Ama ne yazık ki, bunun yürürlüğe girmesi için daha bir yıl bekleyeceğiz. Ama o güne kadar hakimlerin ‘yasa’lardan ayrılmadan fakat konuya kendi ‘izanlarını’ da ekleyerek karar vermelerinde, savcıların da ‘durumu göz önüne alarak’ ceza talep etmelerinde fayda var.

Çünkü cumadan beri o görüntü gözümün önünden gitmiyor.

Yaratıcılık mı dediniz!

HÜRRİYET’in görsel yönetmeni Reha Erdoğan, çok ama çok eski arkadaşımdır. Üniversitede bizim bölümdeki kızlara ‘asılmaya’ geldiği günlerden bu yana tanırım. Hürriyet’te de yan yana odalarda çalıştık hep.

Manyak yetenekli bir adamdır.

Yıllarca Reha’ya ‘Oğlum şu manyaklıklarını işe yarar hale getir’ diye yalvardım. Hiç değilse bir resim sergisi açması için ayaklarına kapandım.

Yıllarca yapmadı. Bir ara sergisinde kullanacağı tablolarını bile seçtik yine yapmadı. Galiba benim Hürriyet’teki odamdan taşınmamı bekliyormuş.

Şimdi İstanbul Uluslararası Tasarım Buluşması’na katılıyor. Hem de inanılmaz güzellikteki tasarımlarıyla. Bence gidin görün ve Hürriyet’in görsel tasarımının nasıl bir yeteneğin elinden çıktığını anlayın.

Buluşma Hilton Kongre ve Sergi Sarayı’nda.

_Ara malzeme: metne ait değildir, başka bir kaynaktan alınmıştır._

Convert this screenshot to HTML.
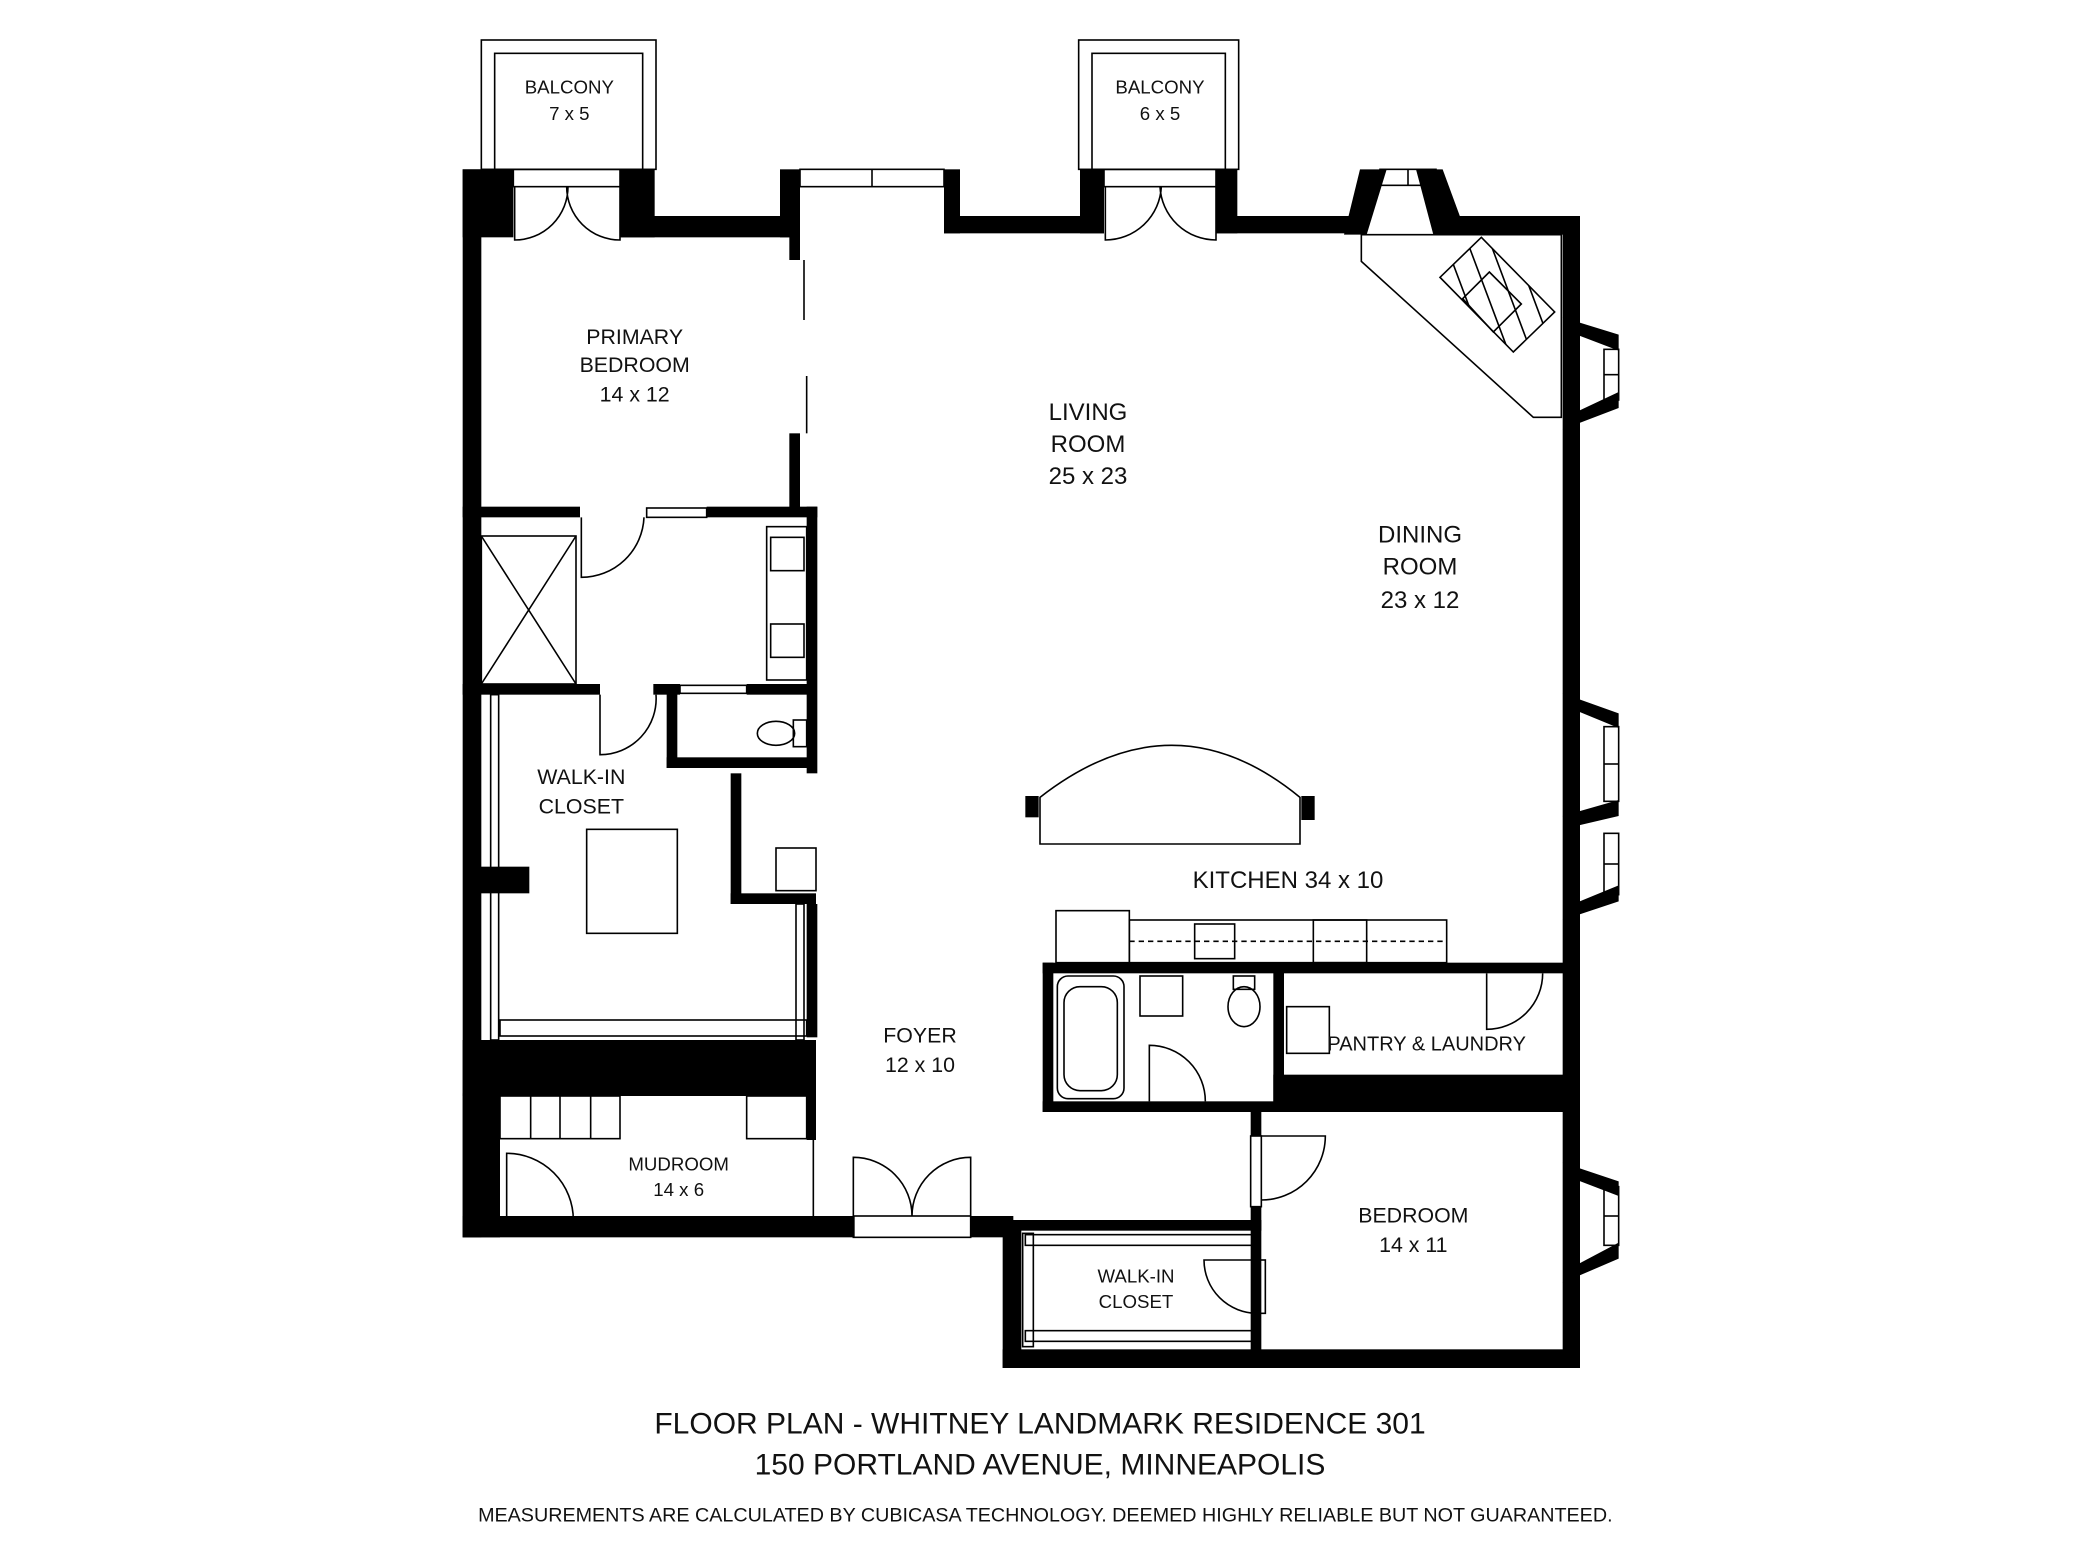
<!DOCTYPE html>
<html><head><meta charset="utf-8"><style>
html,body{margin:0;padding:0;background:#fff}
svg{display:block}
text{font-family:"Liberation Sans",sans-serif;fill:#111}
</style></head><body>
<svg width="2080" height="1560" viewBox="0 0 1560 1170" xmlns="http://www.w3.org/2000/svg">
<defs><clipPath id="fp"><polygon points="1111,178 1166,234 1135,264 1080,208"/></clipPath></defs>
<g fill="#000">
<rect x="347" y="127" width="38" height="51"/>
<rect x="465" y="127" width="26" height="51"/>
<rect x="465" y="162" width="127" height="16"/>
<rect x="585" y="127" width="15" height="51"/>
<rect x="708" y="127" width="12" height="48"/>
<rect x="708" y="162" width="120" height="13"/>
<rect x="810" y="127" width="18" height="48"/>
<rect x="912" y="127" width="16" height="48"/>
<rect x="912" y="162" width="110" height="13"/>
<polygon points="1020,127 1040,127 1025,176 1008,176"/>
<polygon points="1082,127 1062,127 1075,176 1100,176"/>
<rect x="1080" y="162" width="105" height="14"/>
<rect x="1172" y="162" width="13" height="864"/>
<polygon points="1172,238 1214,251 1214,263 1180,250"/>
<polygon points="1172,322 1214,306 1214,294 1180,310"/>
<polygon points="1172,520 1214,535 1214,546 1180,532"/>
<polygon points="1172,612 1214,600 1214,612 1180,620"/>
<polygon points="1172,690 1214,676 1214,664 1180,678"/>
<polygon points="1172,872 1214,886 1214,897 1180,884"/>
<polygon points="1172,962 1214,944 1214,932 1180,950"/>
<rect x="752" y="1012" width="433" height="14"/>
<rect x="752" y="915" width="14" height="111"/>
<rect x="347" y="912" width="294" height="16"/>
<rect x="728" y="912" width="32" height="16"/>
<rect x="347" y="127" width="14" height="801"/>
<rect x="347" y="820" width="28" height="108"/>
<rect x="592" y="170" width="8" height="25"/>
<rect x="592" y="325" width="8" height="60"/>
<rect x="347" y="380" width="88" height="8"/>
<rect x="530" y="380" width="83" height="8"/>
<rect x="605" y="380" width="8" height="200"/>
<rect x="347" y="513" width="103" height="8"/>
<rect x="490" y="513" width="20" height="8"/>
<rect x="560" y="513" width="52" height="8"/>
<rect x="500" y="513" width="8" height="63"/>
<rect x="500" y="568" width="112" height="8"/>
<rect x="548" y="580" width="8" height="98"/>
<rect x="548" y="670" width="64" height="8"/>
<rect x="360" y="650" width="37" height="20"/>
<rect x="347" y="780" width="265" height="42"/>
<rect x="605" y="820" width="7" height="35"/>
<rect x="605" y="678" width="8" height="100"/>
<rect x="782" y="722" width="398" height="8"/>
<rect x="782" y="722" width="8" height="112"/>
<rect x="782" y="826" width="178" height="8"/>
<rect x="955" y="722" width="8" height="112"/>
<rect x="955" y="806" width="225" height="28"/>
<rect x="938" y="832" width="8" height="20"/>
<rect x="938" y="905" width="8" height="115"/>
<rect x="760" y="915" width="186" height="8"/>
<rect x="769" y="597" width="10" height="16"/>
<rect x="976" y="597" width="10" height="18"/>
</g>
<g fill="none" stroke="#000" stroke-width="1.2">
<rect x="361" y="30" width="131" height="97"/><rect x="371" y="40" width="111" height="87"/>
<rect x="809" y="30" width="120" height="97"/><rect x="819" y="40" width="100" height="87"/>
<rect x="385" y="127" width="80" height="13"/>
<rect x="600" y="127" width="108" height="13"/><line x1="654" y1="127" x2="654" y2="140"/>
<rect x="828" y="127" width="84" height="13"/>
<path d="M386,140 v40 a40,40 0 0 0 40,-40 M465,140 v40 a40,40 0 0 1 -40,-40"/>
<path d="M829,140 v40 a42,42 0 0 0 42,-40 M912,140 v40 a42,42 0 0 1 -42,-40"/>
<rect x="1035" y="127" width="42" height="12"/>
<line x1="1056" y1="127" x2="1056" y2="139"/>
<polygon points="1021,176 1171,176 1171,313 1150,313 1021,196"/>
<polygon points="1111,178 1166,234 1135,264 1080,208"/>
<polygon points="1117,204 1141,228 1120,249 1097,224"/>
<g clip-path="url(#fp)"><path d="M1070,190 L1100,270 M1085,185 L1115,265 M1100,180 L1130,260 M1115,175 L1145,255 M1130,170 L1160,250 M1145,170 L1175,250"/></g>
<rect x="1203" y="262" width="11" height="38"/><line x1="1203" y1="281" x2="1214" y2="281"/>
<rect x="1203" y="545" width="11" height="56"/><line x1="1203" y1="573" x2="1214" y2="573"/>
<rect x="1203" y="625" width="11" height="46"/><line x1="1203" y1="648" x2="1214" y2="648"/>
<rect x="1203" y="890" width="11" height="44"/><line x1="1203" y1="912" x2="1214" y2="912"/>
<line x1="603" y1="195" x2="603" y2="240"/><line x1="605" y1="282" x2="605" y2="325"/>
<rect x="361" y="402" width="71" height="111"/>
<path d="M361,402 L432,513 M432,402 L361,513"/>
<path d="M436,388 v45 a47,47 0 0 0 47,-45"/>
<rect x="485" y="381" width="45" height="7"/>
<rect x="575" y="395" width="30" height="115"/>
<rect x="578" y="403" width="25" height="25"/><rect x="578" y="468" width="25" height="25"/>
<path d="M450,521 v45 a42,42 0 0 0 42,-45"/>
<rect x="510" y="514" width="50" height="6"/>
<ellipse cx="582" cy="550" rx="14" ry="9"/><rect x="595" y="540" width="10" height="20"/>
<rect x="582" y="636" width="30" height="32"/>
<rect x="368" y="521" width="6" height="259"/><rect x="597" y="678" width="6" height="102"/>
<rect x="375" y="765" width="230" height="12"/>
<rect x="440" y="622" width="68" height="78"/>
<rect x="375" y="822" width="90" height="32"/>
<path d="M398,822v32M420,822v32M443,822v32"/>
<rect x="560" y="822" width="45" height="32"/>
<path d="M380,915 v-50 a50,50 0 0 1 50,50"/>
<line x1="610" y1="855" x2="610" y2="912"/>
<rect x="640" y="912" width="88" height="16"/>
<path d="M640,912 v-44 a44,44 0 0 1 44,44 M728,912 v-44 a44,44 0 0 0 -44,44"/>
<path d="M780,633 L975,633 L975,598 Q880,520 780,598 Z"/>
<rect x="792" y="683" width="55" height="39"/>
<rect x="847" y="690" width="238" height="32"/>
<path d="M847,706 H1085" stroke-dasharray="4,3"/>
<rect x="896" y="693" width="30" height="26"/>
<rect x="985" y="690" width="40" height="32"/>
<rect x="793" y="732" width="50" height="92" rx="8"/>
<rect x="798" y="740" width="40" height="78" rx="12"/>
<rect x="855" y="732" width="32" height="30"/>
<ellipse cx="933" cy="755" rx="12" ry="15"/><rect x="925" y="732" width="16" height="10"/>
<path d="M862,826 v-42 a42,42 0 0 1 42,42"/>
<rect x="965" y="755" width="32" height="35"/>
<path d="M1115,730 v42 a42,42 0 0 0 42,-42"/>
<path d="M946,852 h48 a48,48 0 0 1 -48,48"/>
<rect x="938" y="852" width="8" height="53"/>
<rect x="767" y="925" width="8" height="85"/>
<rect x="769" y="998" width="170" height="8"/>
<rect x="769" y="926" width="170" height="8"/>
<path d="M943,945 h-40 a40,40 0 0 0 40,40"/><rect x="943" y="945" width="6" height="40"/>
</g>
<g font-size="16" text-anchor="middle">
<text x="427" y="70" font-size="14">BALCONY</text><text x="427" y="90" font-size="14">7 x 5</text>
<text x="870" y="70" font-size="14">BALCONY</text><text x="870" y="90" font-size="14">6 x 5</text>
<text x="476" y="258">PRIMARY</text><text x="476" y="279">BEDROOM</text><text x="476" y="301">14  x 12</text>
<text x="816" y="315" font-size="18">LIVING</text><text x="816" y="339" font-size="18">ROOM</text><text x="816" y="363" font-size="18">25  x 23</text>
<text x="1065" y="407" font-size="18">DINING</text><text x="1065" y="431" font-size="18">ROOM</text><text x="1065" y="456" font-size="18">23  x 12</text>
<text x="436" y="588">WALK-IN</text><text x="436" y="610">CLOSET</text>
<text x="966" y="666" font-size="18">KITCHEN  34  x 10</text>
<text x="690" y="782">FOYER</text><text x="690" y="804">12  x 10</text>
<text x="1070" y="788" font-size="15">PANTRY &amp; LAUNDRY</text>
<text x="509" y="878" font-size="14">MUDROOM</text><text x="509" y="897" font-size="14">14 x 6</text>
<text x="1060" y="917">BEDROOM</text><text x="1060" y="939">14  x 11</text>
<text x="852" y="962" font-size="14">WALK-IN</text><text x="852" y="981" font-size="14">CLOSET</text>
<text x="780" y="1075" font-size="22.5">FLOOR PLAN - WHITNEY LANDMARK RESIDENCE 301</text>
<text x="780" y="1106" font-size="22.5">150 PORTLAND AVENUE, MINNEAPOLIS</text>
<text x="784" y="1141" font-size="14.8">MEASUREMENTS ARE CALCULATED BY CUBICASA TECHNOLOGY. DEEMED HIGHLY RELIABLE BUT NOT GUARANTEED.</text>
</g>
</svg>
</body></html>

Reha’nın eserleri ise Harbiye Askeri Müzesi’nde.

REHA’YA NOT: Oğlum sen benim zannettiğimden de çatlakmışsın...

NE ZAMAN ADAM OLURUZ?

Teknolojiyi dostlarımızdan uzaklaşmak için değil, dostlarımıza yaklaşmak için kullandığımız zaman.